- _SET TASK_:
Transcribe the listing in full, excluding any pictures.

- _MATERIAL PROVIDED_:
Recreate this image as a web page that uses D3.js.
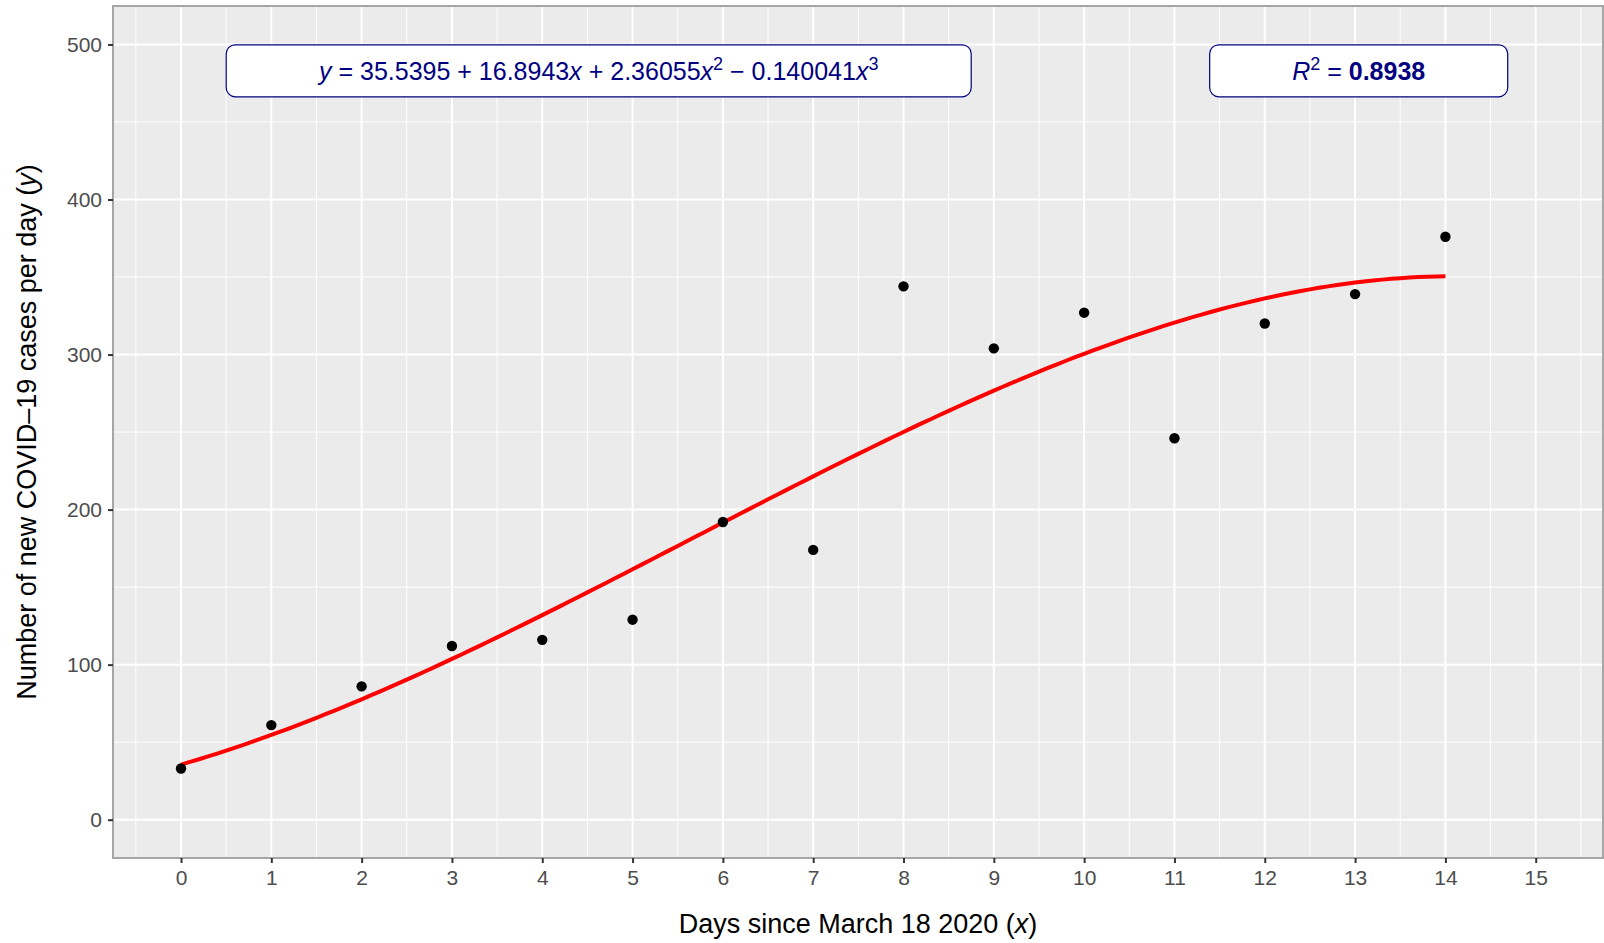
<!DOCTYPE html>
<html>
<head>
<meta charset="utf-8">
<script src="https://cdn.jsdelivr.net/npm/d3@7"></script>
<style>
  body { margin: 0; background: #fff; }
  svg { display: block; }
  text { font-family: "Liberation Sans", Arial, Helvetica, sans-serif; }
</style>
</head>
<body>
<svg id="chart" width="1604" height="943"></svg>
<script>
// data
var days = [0, 1, 2, 3, 4, 5, 6, 7, 8, 9, 10, 11, 12, 13, 14];
var cases = [33, 61, 86, 112, 116, 129, 192, 174, 344, 304, 327, 246, 320, 339, 376];
// fitted cubic shown on the chart: b0 + b1 x + b2 x^2 + b3 x^3
var coefs = [35.5395, 16.8943, 2.36055, -0.140041];
var rSquared = "0.8938";
var xTicks = [0, 1, 2, 3, 4, 5, 6, 7, 8, 9, 10, 11, 12, 13, 14, 15];
var yTicks = [0, 100, 200, 300, 400, 500];

var svg = d3.select("#chart"),
    width = +svg.attr("width"),
    height = +svg.attr("height");

var margin = {top: 6, right: 1, bottom: 85, left: 113};

var x = d3.scaleLinear().domain([-0.753, 15.745]).range([margin.left, width - margin.right]);
var y = d3.scaleLinear().domain([-24.7, 524.8]).range([height - margin.bottom, margin.top]);

var g = svg.append("g");

// panel
g.append("rect")
  .attr("x", x.range()[0]).attr("y", y.range()[1])
  .attr("width", x.range()[1] - x.range()[0])
  .attr("height", y.range()[0] - y.range()[1])
  .attr("fill", "#EBEBEB");

// minor grid
var xMinor = xTicks.map(function(d) { return d - 0.5; }).concat([15.5]);
var yMinor = [50, 150, 250, 350, 450];
g.append("g").selectAll("line").data(xMinor).enter().append("line")
  .attr("x1", function(d) { return x(d); }).attr("x2", function(d) { return x(d); })
  .attr("y1", y.range()[0]).attr("y2", y.range()[1])
  .attr("stroke", "#fff").attr("stroke-width", 1);
g.append("g").selectAll("line").data(yMinor).enter().append("line")
  .attr("y1", function(d) { return y(d); }).attr("y2", function(d) { return y(d); })
  .attr("x1", x.range()[0]).attr("x2", x.range()[1])
  .attr("stroke", "#fff").attr("stroke-width", 1);

// major grid
g.append("g").selectAll("line").data(xTicks).enter().append("line")
  .attr("x1", function(d) { return x(d); }).attr("x2", function(d) { return x(d); })
  .attr("y1", y.range()[0]).attr("y2", y.range()[1])
  .attr("stroke", "#fff").attr("stroke-width", 2);
g.append("g").selectAll("line").data(yTicks).enter().append("line")
  .attr("y1", function(d) { return y(d); }).attr("y2", function(d) { return y(d); })
  .attr("x1", x.range()[0]).attr("x2", x.range()[1])
  .attr("stroke", "#fff").attr("stroke-width", 2);

// fitted curve
function fit(v) {
  return coefs[0] + coefs[1] * v + coefs[2] * v * v + coefs[3] * v * v * v;
}
var curveX = d3.range(0, 14.0001, 0.1);
g.append("path")
  .datum(curveX)
  .attr("fill", "none")
  .attr("stroke", "#FF0000")
  .attr("stroke-width", 4)
  .attr("d", d3.line().x(function(d) { return x(d); }).y(function(d) { return y(fit(d)); }));

// points
g.append("g").selectAll("circle").data(days).enter().append("circle")
  .attr("cx", function(d) { return x(d); })
  .attr("cy", function(d, i) { return y(cases[i]); })
  .attr("r", 5.2)
  .attr("fill", "#000");

// labels
function labelBox(cx, cy, w, h) {
  g.append("rect")
    .attr("x", cx - w / 2).attr("y", cy - h / 2)
    .attr("width", w).attr("height", h)
    .attr("rx", 9).attr("ry", 9)
    .attr("fill", "#fff")
    .attr("stroke", "#000080")
    .attr("stroke-width", 1.2);
}
var labY = y(483);
labelBox(x(4.625), labY, 745, 52);
labelBox(x(13.04), labY, 298, 52);

var eq = g.append("text")
  .attr("x", x(4.625)).attr("y", labY + 9)
  .attr("text-anchor", "middle")
  .attr("fill", "#000080")
  .attr("font-size", 25);
eq.append("tspan").attr("font-style", "italic").text("y");
eq.append("tspan").text(" = " + coefs[0] + " + " + coefs[1]);
eq.append("tspan").attr("font-style", "italic").text("x");
eq.append("tspan").text(" + " + coefs[2]);
eq.append("tspan").attr("font-style", "italic").text("x");
eq.append("tspan").attr("font-size", 18).attr("dy", -10).text("2");
eq.append("tspan").attr("dy", 10).text(" \u2212 " + Math.abs(coefs[3]));
eq.append("tspan").attr("font-style", "italic").text("x");
eq.append("tspan").attr("font-size", 18).attr("dy", -10).text("3");

var r2 = g.append("text")
  .attr("x", x(13.04)).attr("y", labY + 9)
  .attr("text-anchor", "middle")
  .attr("fill", "#000080")
  .attr("font-size", 25);
r2.append("tspan").attr("font-style", "italic").text("R");
r2.append("tspan").attr("font-size", 18).attr("dy", -10).text("2");
r2.append("tspan").attr("dy", 10).text(" = ");
r2.append("tspan").attr("font-weight", "bold").text(rSquared);

// panel border
g.append("rect")
  .attr("x", x.range()[0]).attr("y", y.range()[1])
  .attr("width", x.range()[1] - x.range()[0])
  .attr("height", y.range()[0] - y.range()[1])
  .attr("fill", "none")
  .attr("stroke", "#A6A6A6")
  .attr("stroke-width", 2);

// axes
var xAxis = g.append("g")
  .attr("transform", "translate(0," + y.range()[0] + ")")
  .call(d3.axisBottom(x).tickValues(xTicks).tickSize(5).tickPadding(7).tickSizeOuter(0));
var yAxis = g.append("g")
  .attr("transform", "translate(" + x.range()[0] + ",0)")
  .call(d3.axisLeft(y).tickValues(yTicks).tickSize(5).tickPadding(6).tickSizeOuter(0));
[xAxis, yAxis].forEach(function(a) {
  a.select(".domain").remove();
  a.selectAll(".tick line").attr("stroke", "#333").attr("stroke-width", 2);
  a.selectAll(".tick text")
    .attr("fill", "#4D4D4D")
    .attr("font-size", 21)
    .style("font-family", "'Liberation Sans', Arial, sans-serif");
});

// axis titles
var xt = svg.append("text")
  .attr("x", (x.range()[0] + x.range()[1]) / 2)
  .attr("y", 933)
  .attr("text-anchor", "middle")
  .attr("font-size", 27)
  .attr("fill", "#000");
xt.append("tspan").text("Days since March 18 2020 (");
xt.append("tspan").attr("font-style", "italic").text("x");
xt.append("tspan").text(")");

var yt = svg.append("text")
  .attr("transform", "translate(36," + (y.range()[0] + y.range()[1]) / 2 + ") rotate(-90)")
  .attr("text-anchor", "middle")
  .attr("font-size", 27)
  .attr("fill", "#000");
yt.append("tspan").text("Number of new COVID\u201319 cases per day (");
yt.append("tspan").attr("font-style", "italic").text("y");
yt.append("tspan").text(")");
</script>
</body>
</html>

- _SOLUTION_:
Recreate this image as a web page that uses D3.js.
<!DOCTYPE html>
<html>
<head>
<meta charset="utf-8">
<script src="https://cdn.jsdelivr.net/npm/d3@7"></script>
<style>
  body { margin: 0; background: #fff; }
  svg { display: block; }
  text { font-family: "Liberation Sans", Arial, Helvetica, sans-serif; }
</style>
</head>
<body>
<svg id="chart" width="1604" height="943"></svg>
<script>
// data
var days = [0, 1, 2, 3, 4, 5, 6, 7, 8, 9, 10, 11, 12, 13, 14];
var cases = [33, 61, 86, 112, 116, 129, 192, 174, 344, 304, 327, 246, 320, 339, 376];
// fitted cubic shown on the chart: b0 + b1 x + b2 x^2 + b3 x^3
var coefs = [35.5395, 16.8943, 2.36055, -0.140041];
var rSquared = "0.8938";
var xTicks = [0, 1, 2, 3, 4, 5, 6, 7, 8, 9, 10, 11, 12, 13, 14, 15];
var yTicks = [0, 100, 200, 300, 400, 500];

var svg = d3.select("#chart"),
    width = +svg.attr("width"),
    height = +svg.attr("height");

var margin = {top: 6, right: 1, bottom: 85, left: 113};

var x = d3.scaleLinear().domain([-0.753, 15.745]).range([margin.left, width - margin.right]);
var y = d3.scaleLinear().domain([-24.7, 524.8]).range([height - margin.bottom, margin.top]);

var g = svg.append("g");

// panel
g.append("rect")
  .attr("x", x.range()[0]).attr("y", y.range()[1])
  .attr("width", x.range()[1] - x.range()[0])
  .attr("height", y.range()[0] - y.range()[1])
  .attr("fill", "#EBEBEB");

// minor grid
var xMinor = xTicks.map(function(d) { return d - 0.5; }).concat([15.5]);
var yMinor = [50, 150, 250, 350, 450];
g.append("g").selectAll("line").data(xMinor).enter().append("line")
  .attr("x1", function(d) { return x(d); }).attr("x2", function(d) { return x(d); })
  .attr("y1", y.range()[0]).attr("y2", y.range()[1])
  .attr("stroke", "#fff").attr("stroke-width", 1);
g.append("g").selectAll("line").data(yMinor).enter().append("line")
  .attr("y1", function(d) { return y(d); }).attr("y2", function(d) { return y(d); })
  .attr("x1", x.range()[0]).attr("x2", x.range()[1])
  .attr("stroke", "#fff").attr("stroke-width", 1);

// major grid
g.append("g").selectAll("line").data(xTicks).enter().append("line")
  .attr("x1", function(d) { return x(d); }).attr("x2", function(d) { return x(d); })
  .attr("y1", y.range()[0]).attr("y2", y.range()[1])
  .attr("stroke", "#fff").attr("stroke-width", 2);
g.append("g").selectAll("line").data(yTicks).enter().append("line")
  .attr("y1", function(d) { return y(d); }).attr("y2", function(d) { return y(d); })
  .attr("x1", x.range()[0]).attr("x2", x.range()[1])
  .attr("stroke", "#fff").attr("stroke-width", 2);

// fitted curve
function fit(v) {
  return coefs[0] + coefs[1] * v + coefs[2] * v * v + coefs[3] * v * v * v;
}
var curveX = d3.range(0, 14.0001, 0.1);
g.append("path")
  .datum(curveX)
  .attr("fill", "none")
  .attr("stroke", "#FF0000")
  .attr("stroke-width", 4)
  .attr("d", d3.line().x(function(d) { return x(d); }).y(function(d) { return y(fit(d)); }));

// points
g.append("g").selectAll("circle").data(days).enter().append("circle")
  .attr("cx", function(d) { return x(d); })
  .attr("cy", function(d, i) { return y(cases[i]); })
  .attr("r", 5.2)
  .attr("fill", "#000");

// labels
function labelBox(cx, cy, w, h) {
  g.append("rect")
    .attr("x", cx - w / 2).attr("y", cy - h / 2)
    .attr("width", w).attr("height", h)
    .attr("rx", 9).attr("ry", 9)
    .attr("fill", "#fff")
    .attr("stroke", "#000080")
    .attr("stroke-width", 1.2);
}
var labY = y(483);
labelBox(x(4.625), labY, 745, 52);
labelBox(x(13.04), labY, 298, 52);

var eq = g.append("text")
  .attr("x", x(4.625)).attr("y", labY + 9)
  .attr("text-anchor", "middle")
  .attr("fill", "#000080")
  .attr("font-size", 25);
eq.append("tspan").attr("font-style", "italic").text("y");
eq.append("tspan").text(" = " + coefs[0] + " + " + coefs[1]);
eq.append("tspan").attr("font-style", "italic").text("x");
eq.append("tspan").text(" + " + coefs[2]);
eq.append("tspan").attr("font-style", "italic").text("x");
eq.append("tspan").attr("font-size", 18).attr("dy", -10).text("2");
eq.append("tspan").attr("dy", 10).text(" \u2212 " + Math.abs(coefs[3]));
eq.append("tspan").attr("font-style", "italic").text("x");
eq.append("tspan").attr("font-size", 18).attr("dy", -10).text("3");

var r2 = g.append("text")
  .attr("x", x(13.04)).attr("y", labY + 9)
  .attr("text-anchor", "middle")
  .attr("fill", "#000080")
  .attr("font-size", 25);
r2.append("tspan").attr("font-style", "italic").text("R");
r2.append("tspan").attr("font-size", 18).attr("dy", -10).text("2");
r2.append("tspan").attr("dy", 10).text(" = ");
r2.append("tspan").attr("font-weight", "bold").text(rSquared);

// panel border
g.append("rect")
  .attr("x", x.range()[0]).attr("y", y.range()[1])
  .attr("width", x.range()[1] - x.range()[0])
  .attr("height", y.range()[0] - y.range()[1])
  .attr("fill", "none")
  .attr("stroke", "#A6A6A6")
  .attr("stroke-width", 2);

// axes
var xAxis = g.append("g")
  .attr("transform", "translate(0," + y.range()[0] + ")")
  .call(d3.axisBottom(x).tickValues(xTicks).tickSize(5).tickPadding(7).tickSizeOuter(0));
var yAxis = g.append("g")
  .attr("transform", "translate(" + x.range()[0] + ",0)")
  .call(d3.axisLeft(y).tickValues(yTicks).tickSize(5).tickPadding(6).tickSizeOuter(0));
[xAxis, yAxis].forEach(function(a) {
  a.select(".domain").remove();
  a.selectAll(".tick line").attr("stroke", "#333").attr("stroke-width", 2);
  a.selectAll(".tick text")
    .attr("fill", "#4D4D4D")
    .attr("font-size", 21)
    .style("font-family", "'Liberation Sans', Arial, sans-serif");
});

// axis titles
var xt = svg.append("text")
  .attr("x", (x.range()[0] + x.range()[1]) / 2)
  .attr("y", 933)
  .attr("text-anchor", "middle")
  .attr("font-size", 27)
  .attr("fill", "#000");
xt.append("tspan").text("Days since March 18 2020 (");
xt.append("tspan").attr("font-style", "italic").text("x");
xt.append("tspan").text(")");

var yt = svg.append("text")
  .attr("transform", "translate(36," + (y.range()[0] + y.range()[1]) / 2 + ") rotate(-90)")
  .attr("text-anchor", "middle")
  .attr("font-size", 27)
  .attr("fill", "#000");
yt.append("tspan").text("Number of new COVID\u201319 cases per day (");
yt.append("tspan").attr("font-style", "italic").text("y");
yt.append("tspan").text(")");
</script>
</body>
</html>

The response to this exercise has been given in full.